— TASK GOAL —
Gather all lines from the material that contain "this".

— INFORMATION PROVIDED —
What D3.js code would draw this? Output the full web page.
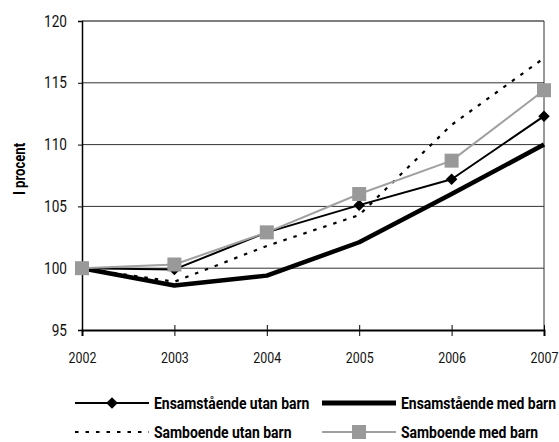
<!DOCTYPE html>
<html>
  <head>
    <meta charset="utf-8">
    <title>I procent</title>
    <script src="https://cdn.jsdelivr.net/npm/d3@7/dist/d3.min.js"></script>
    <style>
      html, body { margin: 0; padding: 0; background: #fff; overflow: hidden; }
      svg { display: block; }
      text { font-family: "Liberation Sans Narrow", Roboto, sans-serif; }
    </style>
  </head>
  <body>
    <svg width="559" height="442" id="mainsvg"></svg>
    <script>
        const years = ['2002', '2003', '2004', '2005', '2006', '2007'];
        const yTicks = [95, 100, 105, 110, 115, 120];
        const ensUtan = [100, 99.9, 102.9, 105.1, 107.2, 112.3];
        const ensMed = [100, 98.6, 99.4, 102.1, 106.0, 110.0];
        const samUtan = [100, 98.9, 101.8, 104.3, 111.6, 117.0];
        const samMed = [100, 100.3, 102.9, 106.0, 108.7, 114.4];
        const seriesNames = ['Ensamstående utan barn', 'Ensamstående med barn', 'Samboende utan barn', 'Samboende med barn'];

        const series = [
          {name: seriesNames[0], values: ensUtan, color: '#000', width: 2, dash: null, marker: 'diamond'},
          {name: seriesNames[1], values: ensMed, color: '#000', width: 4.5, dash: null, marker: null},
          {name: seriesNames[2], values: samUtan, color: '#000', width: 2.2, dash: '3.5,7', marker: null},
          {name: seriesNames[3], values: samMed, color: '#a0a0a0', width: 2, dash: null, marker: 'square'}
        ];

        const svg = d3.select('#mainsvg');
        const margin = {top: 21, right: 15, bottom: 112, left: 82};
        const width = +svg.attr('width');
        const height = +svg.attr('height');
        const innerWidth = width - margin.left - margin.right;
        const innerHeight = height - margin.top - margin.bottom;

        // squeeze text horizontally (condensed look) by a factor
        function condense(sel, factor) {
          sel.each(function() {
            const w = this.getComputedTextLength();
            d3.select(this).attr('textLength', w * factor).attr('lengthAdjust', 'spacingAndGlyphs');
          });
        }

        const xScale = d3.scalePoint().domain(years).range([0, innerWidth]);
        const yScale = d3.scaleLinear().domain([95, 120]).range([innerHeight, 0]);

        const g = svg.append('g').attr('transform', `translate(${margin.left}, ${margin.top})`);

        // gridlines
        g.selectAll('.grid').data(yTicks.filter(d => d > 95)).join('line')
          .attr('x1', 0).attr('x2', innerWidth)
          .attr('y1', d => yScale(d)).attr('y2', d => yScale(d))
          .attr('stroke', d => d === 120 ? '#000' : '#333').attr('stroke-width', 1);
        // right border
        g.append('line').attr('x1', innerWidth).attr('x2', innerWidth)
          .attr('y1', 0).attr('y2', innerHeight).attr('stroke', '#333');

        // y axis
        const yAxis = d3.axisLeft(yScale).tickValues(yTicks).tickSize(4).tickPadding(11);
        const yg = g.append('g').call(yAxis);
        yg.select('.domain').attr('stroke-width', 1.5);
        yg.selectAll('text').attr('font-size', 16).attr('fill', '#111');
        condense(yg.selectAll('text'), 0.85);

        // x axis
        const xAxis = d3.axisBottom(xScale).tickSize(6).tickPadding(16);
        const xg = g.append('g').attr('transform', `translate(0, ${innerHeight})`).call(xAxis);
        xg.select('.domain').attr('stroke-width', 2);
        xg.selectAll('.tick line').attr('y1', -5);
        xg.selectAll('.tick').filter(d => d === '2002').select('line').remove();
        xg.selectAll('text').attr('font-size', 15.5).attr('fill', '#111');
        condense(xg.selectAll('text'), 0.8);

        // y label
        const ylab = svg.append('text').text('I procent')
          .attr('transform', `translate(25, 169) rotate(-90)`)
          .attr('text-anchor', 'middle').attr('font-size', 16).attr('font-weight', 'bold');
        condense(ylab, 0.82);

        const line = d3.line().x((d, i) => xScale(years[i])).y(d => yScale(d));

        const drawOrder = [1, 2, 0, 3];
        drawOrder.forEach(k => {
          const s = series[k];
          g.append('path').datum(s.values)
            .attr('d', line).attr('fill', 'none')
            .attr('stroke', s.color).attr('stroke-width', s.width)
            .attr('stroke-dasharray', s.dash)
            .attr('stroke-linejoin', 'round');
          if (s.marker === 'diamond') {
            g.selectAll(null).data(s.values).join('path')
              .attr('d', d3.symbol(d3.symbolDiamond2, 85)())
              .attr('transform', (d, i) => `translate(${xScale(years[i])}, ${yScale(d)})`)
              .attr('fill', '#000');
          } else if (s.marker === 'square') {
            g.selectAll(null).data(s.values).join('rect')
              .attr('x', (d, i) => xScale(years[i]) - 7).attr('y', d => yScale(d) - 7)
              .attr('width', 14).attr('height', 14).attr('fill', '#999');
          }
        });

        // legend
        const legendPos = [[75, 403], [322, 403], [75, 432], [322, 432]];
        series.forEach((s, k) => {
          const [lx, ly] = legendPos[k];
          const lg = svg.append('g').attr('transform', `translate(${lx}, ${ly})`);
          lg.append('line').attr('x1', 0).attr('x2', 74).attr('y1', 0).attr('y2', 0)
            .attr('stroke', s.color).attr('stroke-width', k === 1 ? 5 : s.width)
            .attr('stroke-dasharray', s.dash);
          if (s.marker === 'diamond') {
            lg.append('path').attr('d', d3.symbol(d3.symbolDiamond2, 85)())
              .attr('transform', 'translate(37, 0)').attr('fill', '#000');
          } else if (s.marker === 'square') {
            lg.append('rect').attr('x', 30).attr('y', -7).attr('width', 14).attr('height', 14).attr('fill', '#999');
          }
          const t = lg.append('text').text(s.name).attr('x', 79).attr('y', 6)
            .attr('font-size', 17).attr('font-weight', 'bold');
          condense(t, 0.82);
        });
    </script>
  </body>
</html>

— RIGHT ANSWER —
What D3.js code would draw this? Output the full web page.
            const w = this.getComputedTextLength();
            d3.select(this).attr('textLength', w * factor).attr('lengthAdjust', 'spacingAndGlyphs');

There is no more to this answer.